Very nice cat! I like to watch your progress. Keep up the good work and keep the pictures coming!


----------



## El Gato Loco

I plan to follow along! Good stuff man.

I am protesting this year. I refuse to sit thru some class to trap. I'm ready to catch some cats but I guess i'm a bit of a rebel. I'll just wait until I move back to Texas I guess and catch those worthless cats.


----------



## azpredatorhunter

Chris you should just sell me your cages if your not going to use them. lol. Unless you are giving them away. ;-) I am poor and only have a few traps. :-( you don't want them big cages anyway, all they do is catch Mt. Lion... :-D


----------



## 220swift

Great cat Ruger, keep it going!!


----------



## Ruger

Looking forward to checking the line tomorrow. Had 2 clear, calm nights since the storm moved through. Hoping for a good catch. Plan on pulling a few sets that haven't been producing and moving them to more likely looking areas. The snow has helped a lot by being able to pinpoint areas the critters are moving thru.


----------



## Ruger

Not a durned thing today! Frustrating....


----------



## Mick105

Ruger, its just as frustrating here in Michigan.... We finally got some snow so I'm really hoping that will help me out.....


----------



## Ruger

Mick105 said:


> Ruger, its just as frustrating here in Michigan.... We finally got some snow so I'm really hoping that will help me out.....





Mick105 said:


> Ruger, its just as frustrating here in Michigan.... We finally got some snow so I'm really hoping that will help me out.....


Had cats in 3 of the areas I had traps in, they didnt go up to my sets! Made some new sets in those areas to give em something new to look at when they come back through. Had to reset several traps that were froze down.

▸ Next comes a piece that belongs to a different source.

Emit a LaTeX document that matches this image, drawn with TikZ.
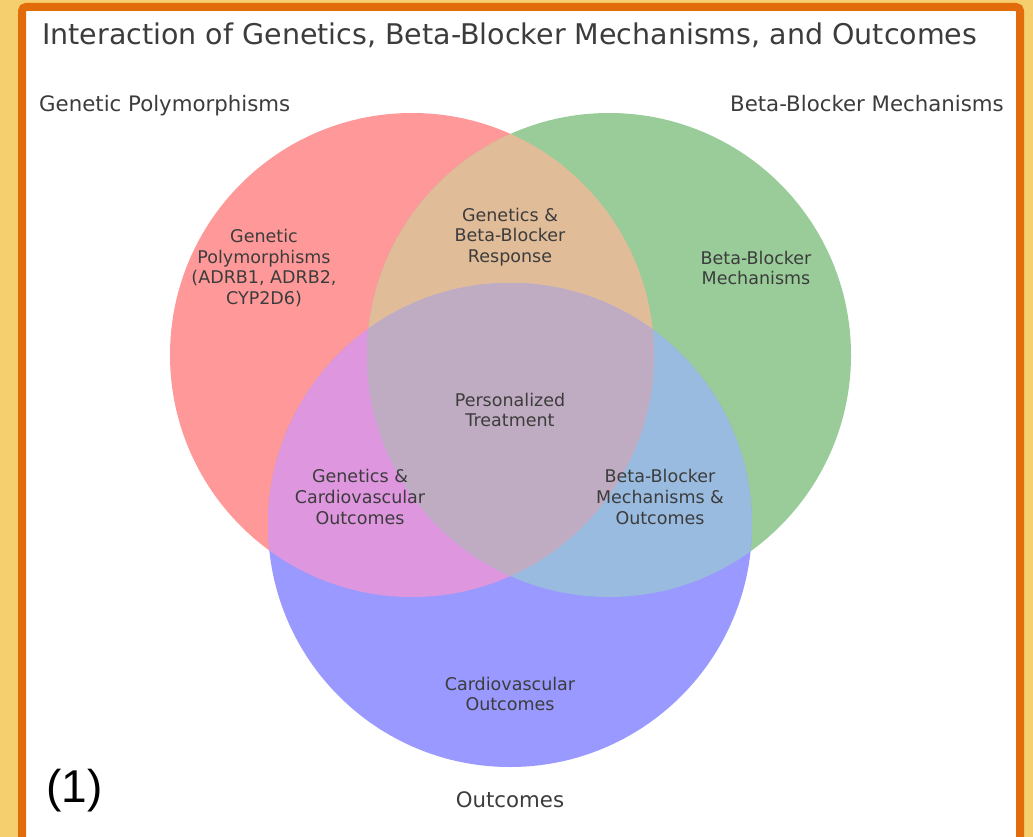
\documentclass[tikz,border=0pt]{standalone}
\usepackage{fontspec}
\setmainfont{DejaVu Sans}
\newfontfamily\numfont{Liberation Sans}
\definecolor{bgyellow}{RGB}{245,206,110}
\definecolor{frameorange}{RGB}{227,108,10}
\definecolor{cred}{RGB}{255,153,153}
\definecolor{cgreen}{RGB}{153,204,153}
\definecolor{cblue}{RGB}{153,153,255}
\definecolor{crg}{RGB}{224,188,152}
\definecolor{crb}{RGB}{222,150,223}
\definecolor{cgb}{RGB}{154,187,224}
\definecolor{cmid}{RGB}{192,172,194}
\definecolor{txt}{RGB}{60,60,60}
\tikzset{
  inner/.style={text=txt, align=center, inner sep=0pt, font=\fontsize{17.5}{20.7}\selectfont},
  outer/.style={text=txt, inner sep=0pt, font=\fontsize{21.3}{25}\selectfont},
}
\begin{document}
\begin{tikzpicture}[x=1pt,y=-1pt]
\useasboundingbox (0,0) rectangle (1033,837);
\fill[bgyellow] (0,0) rectangle (1033,837);
\draw[frameorange, line width=8pt, fill=white, rounded corners=4pt] (22,7) rectangle (1020,843);
% circles
\def\rr{242}
\coordinate (cR) at (412,355);
\coordinate (cG) at (609,355);
\coordinate (cB) at (510,525);
\fill[cred] (cR) circle (\rr);
\fill[cgreen] (cG) circle (\rr);
\fill[cblue] (cB) circle (\rr);
\begin{scope}
  \clip (cR) circle (\rr);
  \fill[crg] (cG) circle (\rr);
  \fill[crb] (cB) circle (\rr);
\end{scope}
\begin{scope}
  \clip (cG) circle (\rr);
  \fill[cgb] (cB) circle (\rr);
\end{scope}
\begin{scope}
  \clip (cR) circle (\rr);
  \clip (cG) circle (\rr);
  \fill[cmid] (cB) circle (\rr);
\end{scope}
% title and set labels
\node[text=txt, inner sep=0pt, anchor=base west, font=\fontsize{28.5}{33}\selectfont] (title) at (42,45) {Interaction of Genetics, Beta-Blocker Mechanisms, and Outcomes};
\node[outer, anchor=base west] (lgen) at (39,112) {Genetic Polymorphisms};
\node[outer, anchor=base east] (lbeta) at (1004,112) {Beta-Blocker Mechanisms};
\node[outer] (lout) at (510,800) {Outcomes};
% region labels
\node[inner] (rgen) at (264,268) {Genetic\\Polymorphisms\\(ADRB1, ADRB2,\\CYP2D6)};
\node[inner] (rgb) at (510,237) {Genetics \&\\Beta-Blocker\\Response};
\node[inner] (rbeta) at (756,268) {Beta-Blocker\\Mechanisms};
\node[inner] (rmid) at (510,410) {Personalized\\Treatment};
\node[inner] (rgo) at (360,497) {Genetics \&\\Cardiovascular\\Outcomes};
\node[inner] (rbo) at (660,497) {Beta-Blocker\\Mechanisms \&\\Outcomes};
\node[inner] (rout) at (510,694) {Cardiovascular\\Outcomes};
\node[inner sep=0pt, anchor=base west] (num) at (46,802) {\numfont\fontsize{46}{50}\selectfont (1)};
\end{tikzpicture}
\end{document}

Good luck Mick105


----------



## Ruger

Starting all over. Not happy with the results I've been getting in the area I've been trapping. I went out this morning before Christmas dinner and pulled my traps. Heading out in the morning to look for greener pastures.


----------



## azpredatorhunter

How's the trapping going? We are just waiting for the trap tags, I ordered them from Larry Finch he is a great guy to deal with, www.larryafinch.com what are you using for the bobcats Ruger? (Lure/Bait), do you use anything for an attractor?, or just lure? I am getting a little restless, we hope to get our traps out by the 4th., we still need some supplies ( cage trapping ) is a bit different than foothold trapping, you need more stuff...


----------



## Ruger

azpredator said:


> How's the trapping going? We are just waiting for the trap tags, I ordered them from Larry Finch he is a great guy to deal with, www.larryafinch.com what are you using for the bobcats Ruger? (Lure/Bait), do you use anything for an attractor?, or just lure? I am getting a little restless, we hope to get our traps out by the 4th., we still need some supplies ( cage trapping ) is a bit different than foothold trapping, you need more stuff...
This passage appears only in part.